O BC informou ainda que a dívida bruta do país --que será uma dos principais focos da nova equipe econômica-- saltou para 3,25 trilhões de reais no final do ano, ou 63,4 por cento do PIB, o maior patamar da série histórica que começou em 2001.

A dívida líquida, por sua vez, subiu a 36,7 por cento do PIB no mês passado, acima dos 36,1 por cento estimados em pesquisa Reuters. No final de 2013, a dívida líquida estava em 33,6 por cento do PIB.

Para tentar estancar o aumento da dívida bruta, a nova equipe econômica anunciou que não haverá mais aportes aos bancos públicos, além de outras medidas de cortes de gastos e aumento de impostos que, juntas, equivalem a cerca de 70 bilhões de reais.

Ainda assim, o BC continua a ver aumento do endividamento, projetando para este ano dívida bruta de 65,2 por cento do PIB e dívida líquida em 38,2 por cento.

© Reuters.

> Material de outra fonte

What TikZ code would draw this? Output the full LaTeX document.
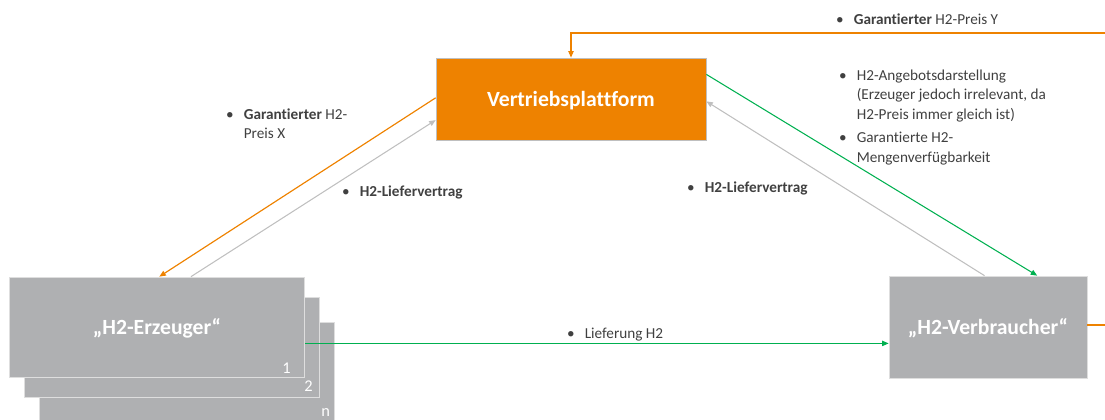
\documentclass[tikz,border=0pt]{standalone}
\usepackage{fontspec}
\setmainfont{Carlito}[Ligatures=NoCommon]
\usetikzlibrary{arrows.meta}

\definecolor{vporange}{RGB}{238,130,0}
\definecolor{boxgray}{RGB}{175,176,178}
\definecolor{boxline}{RGB}{222,222,222}
\definecolor{linegreen}{RGB}{0,176,80}
\definecolor{linegray}{RGB}{191,191,191}
\definecolor{textgray}{RGB}{64,64,64}

% bullet list inside a label node
\newcommand{\bulletlist}[1]{\begin{tabular}[t]{@{}p{15pt}@{}l@{}}#1\end{tabular}}

\begin{document}
\begin{tikzpicture}[x=0.03cm,y=-0.03cm,
    >={Triangle[length=5.5pt,width=4.5pt]},
    orangeline/.style={draw=vporange, line width=1pt},
    greenline/.style={draw=linegreen, line width=0.9pt},
    grayline/.style={draw=linegray, line width=0.9pt}]

  \useasboundingbox (0,0) rectangle (1105,419);

  % boxes
  \begin{scope}[every node/.style={rectangle, draw=boxline, line width=0.6pt, fill=boxgray,
      text=white, font=\fontsize{18.5}{22}\selectfont\bfseries, text depth=1pt}]
    \node[minimum width=8.85cm, minimum height=3cm] (erz3) at (186.5,372) {};
    \node[minimum width=8.85cm, minimum height=3cm] (erz2) at (172,347) {};
    \node[minimum width=8.85cm, minimum height=3cm] (erz1) at (157,327) {„H2-Erzeuger“};
    \node[minimum width=5.94cm, minimum height=3.06cm] (vb) at (988,327) {„H2-Verbraucher“};
    \node[fill=vporange, draw=linegray, minimum width=8.1cm, minimum height=2.46cm] (vp)
      at (571,99) {Vertriebsplattform};
  \end{scope}

  % numbers of the stacked boxes
  \begin{scope}[every node/.style={anchor=base east, inner sep=0pt, text=white,
      font=\fontsize{14}{16}\selectfont}]
    \node (num1) at ([xshift=-12pt,yshift=3.5pt]erz1.south east) {1};
    \node (num2) at ([xshift=-6pt,yshift=5pt]erz2.south east) {2};
    \node (numn) at ([xshift=-3.5pt,yshift=5pt]erz3.south east) {n};
  \end{scope}

  % connectors
  \coordinate (yin) at (1105,33);
  \coordinate (yout) at (1105,325);

  \draw[orangeline,->] (yin) -| (vp.north);
  \draw[orangeline,->] ([yshift=1pt]vp.west) -- ([xshift=2pt]erz1.north);
  \draw[grayline,->] ([xshift=29pt]erz1.north) -- ([yshift=-18pt]vp.west);
  \draw[greenline,->] ([yshift=21pt]vp.east) -- ([xshift=42pt]vb.north);
  \draw[grayline,->] ([xshift=-3pt]vb.north) -- ([yshift=-2pt]vp.east);
  \draw[greenline,->] ([yshift=-14pt]erz1.east) -- ([yshift=-14pt]erz1.east -| vb.west);
  \draw[orangeline] (vb.east |- yout) -- (yout);

  % labels
  \begin{scope}[every node/.style={anchor=base west, inner sep=0pt, text=textgray,
      font=\fontsize{13}{17}\selectfont}]
    \node (lblpreisy) at (836,24) {\bulletlist{\textbullet & \textbf{Garantierter} H2-Preis Y}};
    \node (lblangebot) at (839,80) {\bulletlist{
        \textbullet & H2-Angebotsdarstellung\\
        & (Erzeuger jedoch irrelevant, da\\
        & H2-Preis immer gleich ist)\\[2pt]
        \textbullet & Garantierte H2-\\
        & Mengenverfügbarkeit}};
    \node (lblpreisx) at (226,119) {\bulletlist{
        \textbullet & \textbf{Garantierter} H2-\\
        & Preis X}};
    \node (lblvertraglinks) at (342,196) {\bulletlist{\textbullet & \textbf{H2-Liefervertrag}}};
    \node (lblvertragrechts) at (687,192) {\bulletlist{\textbullet & \textbf{H2-Liefervertrag}}};
    \node (lbllieferung) at (567,338) {\bulletlist{\textbullet & Lieferung H2}};
  \end{scope}

\end{tikzpicture}
\end{document}
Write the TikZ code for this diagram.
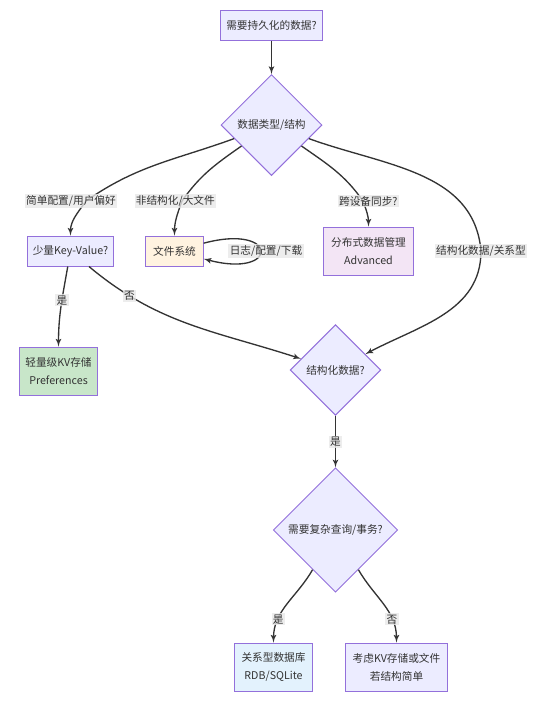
\documentclass[tikz,border=0pt]{standalone}
\usepackage{fontspec}
\setmainfont{Noto Sans CJK SC}
\usepackage{tikz}
\usetikzlibrary{shapes,arrows}
\definecolor{nodefill}{HTML}{ECECFF}
\definecolor{nodeline}{HTML}{9370DB}
\definecolor{filefill}{HTML}{FFF3E0}
\definecolor{syncfill}{HTML}{F3E5F5}
\definecolor{prefsfill}{HTML}{C8E6C9}
\definecolor{dbfill}{HTML}{E3F2FD}
\definecolor{edgegray}{HTML}{333333}
\definecolor{labelgray}{HTML}{E8E8E8}
\tikzstyle{decision} = [diamond, draw=nodeline, fill=nodefill, line width=0.75pt,
    text=edgegray, inner sep=0pt, aspect=1]
\tikzstyle{block} = [rectangle, draw=nodeline, fill=nodefill, line width=0.75pt,
    text=edgegray, align=center, minimum height=22.5pt]
\tikzstyle{tallblock} = [block, minimum height=36pt]
\tikzstyle{line} = [draw=edgegray, line width=1pt, -latex']
\tikzstyle{lab} = [fill=labelgray, fill opacity=0.8, text opacity=1,
    text=edgegray, inner sep=1pt]

\begin{document}
\begin{tikzpicture}[x=0.75pt, y=-0.75pt, font=\fontsize{8}{13.5}\selectfont]
\useasboundingbox (0,0) rectangle (545,704);

\node [block, minimum width=77pt] (start) at (271.5,25) {需要持久化的数据?};
\node [decision, below of=start, node distance=75pt, minimum size=75.75pt] (type) {数据类型/结构};
\node [block, below of=type, node distance=94.5pt, xshift=-150.75pt, minimum width=64pt] (kv) {少量Key-Value?};
\node [block, right of=kv, node distance=78pt, fill=filefill, minimum width=43pt] (files) {文件系统};
\node [tallblock, right of=files, node distance=145.5pt, fill=syncfill, minimum width=67pt] (sync) {分布式数据管理\\Advanced};
\node [tallblock, below of=kv, node distance=90pt, xshift=-9pt, fill=prefsfill, minimum width=59pt] (prefs) {轻量级KV存储\\Preferences};
\node [decision, below of=type, node distance=183.75pt, xshift=48pt, minimum size=68pt] (structured) {结构化数据?};
\node [decision, below of=structured, node distance=120pt, minimum size=93.3pt] (complex) {需要复杂查询/事务?};
\node [tallblock, below of=complex, node distance=102.75pt, xshift=-46.5pt, fill=dbfill, minimum width=58pt] (rdb) {关系型数据库\\RDB/SQLite};
\node [tallblock, right of=rdb, node distance=92.25pt, minimum width=76pt] (simple) {考虑KV存储或文件\\若结构简单};

% bends of the branches leaving the first decision
\coordinate (c1) at (86,201);
\coordinate (c2) at (182,201);
\coordinate (c3) at (363,201);
\coordinate (c4) at (481,251);

\path [line] (start) -- (type);
\path [line] (type) to[out=200, in=35] (c1) node[lab, xshift=-11.25pt] {简单配置/用户偏好} to[out=235, in=90] (kv);
\path [line] (type) to[out=215, in=55] (c2) node[lab, xshift=-5pt] {非结构化/大文件} to[out=250, in=90] (files);
\path [line] (type) to[out=-35, in=125] (c3) node[lab, xshift=4pt] {跨设备同步?} to[out=-70, in=90] (sync);
\path [line] (type) to[out=-20, in=95] (c4) node[lab] {结构化数据/关系型} to[out=-90, in=28] (structured);
\path [line] (files) to[out=15, in=-15, min distance=59pt] node[lab, xshift=4pt] {日志/配置/下载} (files);
\path [line] (kv) to[out=-100, in=90] node[lab, pos=0.42] {是} (prefs);
\path [line] (kv) to[out=-40, in=162] node[lab, pos=0.2] {否} (structured);
\path [line] (structured) -- node[lab] {是} (complex);
\path [line] (complex) to[out=240, in=90] node[lab, pos=0.72] {是} (rdb);
\path [line] (complex) to[out=-60, in=90] node[lab, pos=0.72] {否} (simple);
\end{tikzpicture}
\end{document}
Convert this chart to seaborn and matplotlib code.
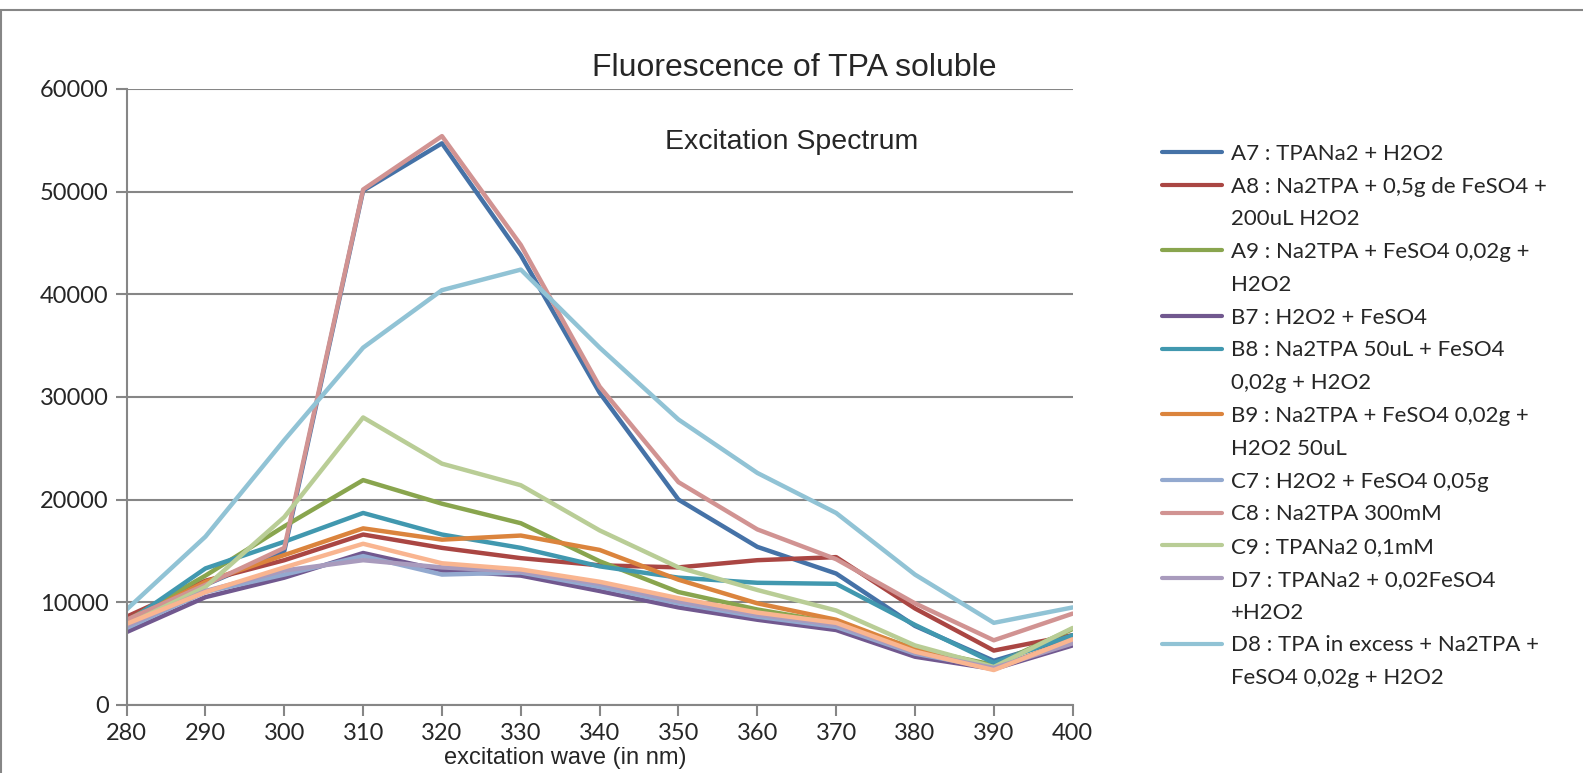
import matplotlib
matplotlib.use("Agg")
import matplotlib.pyplot as plt
import seaborn as sns
from matplotlib.lines import Line2D
from matplotlib.patches import Rectangle

wavelength = [280, 290, 300, 310, 320, 330, 340, 350, 360, 370, 380, 390, 400]

a7 = [8300, 11700, 15000, 50100, 54700, 43800, 30400, 20000, 15400, 12800, 7700, 4300, 6600]
a8 = [8600, 12100, 14100, 16600, 15300, 14300, 13600, 13400, 14100, 14400, 9400, 5300, 6800]
a9 = [8200, 12600, 17400, 21900, 19600, 17700, 14000, 11000, 9300, 8000, 5500, 3900, 7400]
b7 = [7100, 10500, 12400, 14800, 13100, 12600, 11100, 9500, 8300, 7300, 4700, 3500, 5800]
b8 = [8000, 13300, 15900, 18700, 16600, 15300, 13500, 12400, 11900, 11800, 7800, 4100, 6800]
b9 = [8100, 12000, 14600, 17200, 16100, 16500, 15100, 12200, 9900, 8300, 5400, 3600, 6300]
c7 = [7500, 11000, 12700, 14500, 12700, 12900, 11500, 9900, 8600, 7600, 5000, 3600, 6200]
c8 = [8300, 11700, 15300, 50200, 55400, 44800, 31000, 21700, 17100, 14200, 9900, 6300, 8900]
c9 = [7800, 11500, 18300, 28000, 23500, 21400, 17000, 13400, 11200, 9200, 5800, 3700, 7500]
d7 = [7700, 11100, 13100, 14100, 13400, 13000, 11800, 10100, 8800, 7800, 5100, 3600, 6000]
d8 = [9300, 16400, 25800, 34800, 40400, 42400, 34800, 27800, 22600, 18700, 12700, 8000, 9500]
d9 = [7900, 11000, 13400, 15700, 13800, 13200, 12000, 10400, 9000, 8000, 5200, 3400, 6400]

labels = [
    "A7 : TPANa2 + H2O2",
    "A8 : Na2TPA + 0,5g de FeSO4 +\n200uL H2O2",
    "A9 : Na2TPA + FeSO4 0,02g +\nH2O2",
    "B7 : H2O2 + FeSO4",
    "B8 : Na2TPA 50uL + FeSO4\n0,02g + H2O2",
    "B9 : Na2TPA + FeSO4 0,02g +\nH2O2 50uL",
    "C7 : H2O2 + FeSO4 0,05g",
    "C8 : Na2TPA 300mM",
    "C9 : TPANa2 0,1mM",
    "D7 : TPANa2 + 0,02FeSO4\n+H2O2",
    "D8 : TPA in excess + Na2TPA +\nFeSO4 0,02g + H2O2",
    None,
]
series = [a7, a8, a9, b7, b8, b9, c7, c8, c9, d7, d8, d9]
colors = ["#4572A7", "#AA4643", "#89A54E", "#71588F", "#4198AF", "#DB843D",
          "#93A9CF", "#D19392", "#B9CD96", "#A99BBD", "#91C3D5", "#F9B590"]

sns.set_style("white")
plt.rcParams["font.family"] = ["Liberation Sans", "DejaVu Sans"]

fig = plt.figure(figsize=(15.83, 7.73), dpi=100)
ax = fig.add_axes([0.080, 0.088, 0.5976, 0.797])

for vals, col in zip(series, colors):
    sns.lineplot(x=wavelength, y=vals, ax=ax, color=col, linewidth=3.2, legend=False)

ax.set_xlim(280, 400)
ax.set_ylim(0, 60000)
ax.set_xticks(wavelength)
ax.set_yticks(range(0, 60001, 10000))
ax.grid(axis="y", color="#868686", linewidth=1.5)
ax.set_axisbelow(True)
for s in ["top", "right"]:
    ax.spines[s].set_visible(False)
for s in ["left", "bottom"]:
    ax.spines[s].set_color("#868686")
    ax.spines[s].set_linewidth(1.5)
ax.tick_params(axis="both", direction="out", length=8, width=1.5, color="#868686",
               labelsize=17, pad=5)
ax.tick_params(axis="x", bottom=True)
ax.tick_params(axis="y", left=True)
for t in ax.get_xticklabels() + ax.get_yticklabels():
    t.set_family("Lato")
ax.set_xlabel("")
ax.set_ylabel("")

ax.text(0.703, 0.914, "Excitation Spectrum", transform=ax.transAxes,
        ha="center", va="center", fontsize=20.5)
fig.text(0.5016, 0.912, "Fluorescence of TPA soluble", ha="center", va="center", fontsize=23)
fig.text(0.357, 0.019, "excitation wave (in nm)", ha="center", va="center", fontsize=17)

# legend: handle sits on the first line of each label, like the Excel chart
handles, texts = [], []
for lab, col in zip(labels, colors):
    if lab is None:
        continue
    for i, row in enumerate(lab.split("\n")):
        if i == 0:
            handles.append(Line2D([], [], color=col, linewidth=3))
        else:
            handles.append(Line2D([], [], color="none", linewidth=0))
        texts.append(row)

ax.legend(handles, texts, loc="upper left", bbox_to_anchor=(0.734, 0.814),
          bbox_transform=fig.transFigure, frameon=False,
          prop={"family": "Lato", "size": 16}, handlelength=2.7,
          handletextpad=0.4, labelspacing=0.575, borderpad=0, borderaxespad=0)

fig.patches.append(Rectangle((0.0008, -0.01), 1.2, 0.997, transform=fig.transFigure,
                             fill=False, edgecolor="#868686", linewidth=1.5))

fig.savefig("out.png", dpi=100)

Banco Central, em Brasília

Na avaliação do especialista Felipe Salto, a ajuste proposto pode não ser suficiente, considerando a recente piora nas projeções de crescimento do país para este ano e exingido aperto ainda maior por parte da nova equipe econômica.

"A dívida bruta vai crescer por mais dois ou três anos porque a taxa de juros está aumentando. E a sustentabilidade considera também a ampliação do patamar da dívida e o superávit primário realizado. O avanço da dívida é nosso principal problema."

Para 2015 e 2016, ele projeta a dívida bruta em 65,5 e em 65,7 por cento do PIB, respectivamente.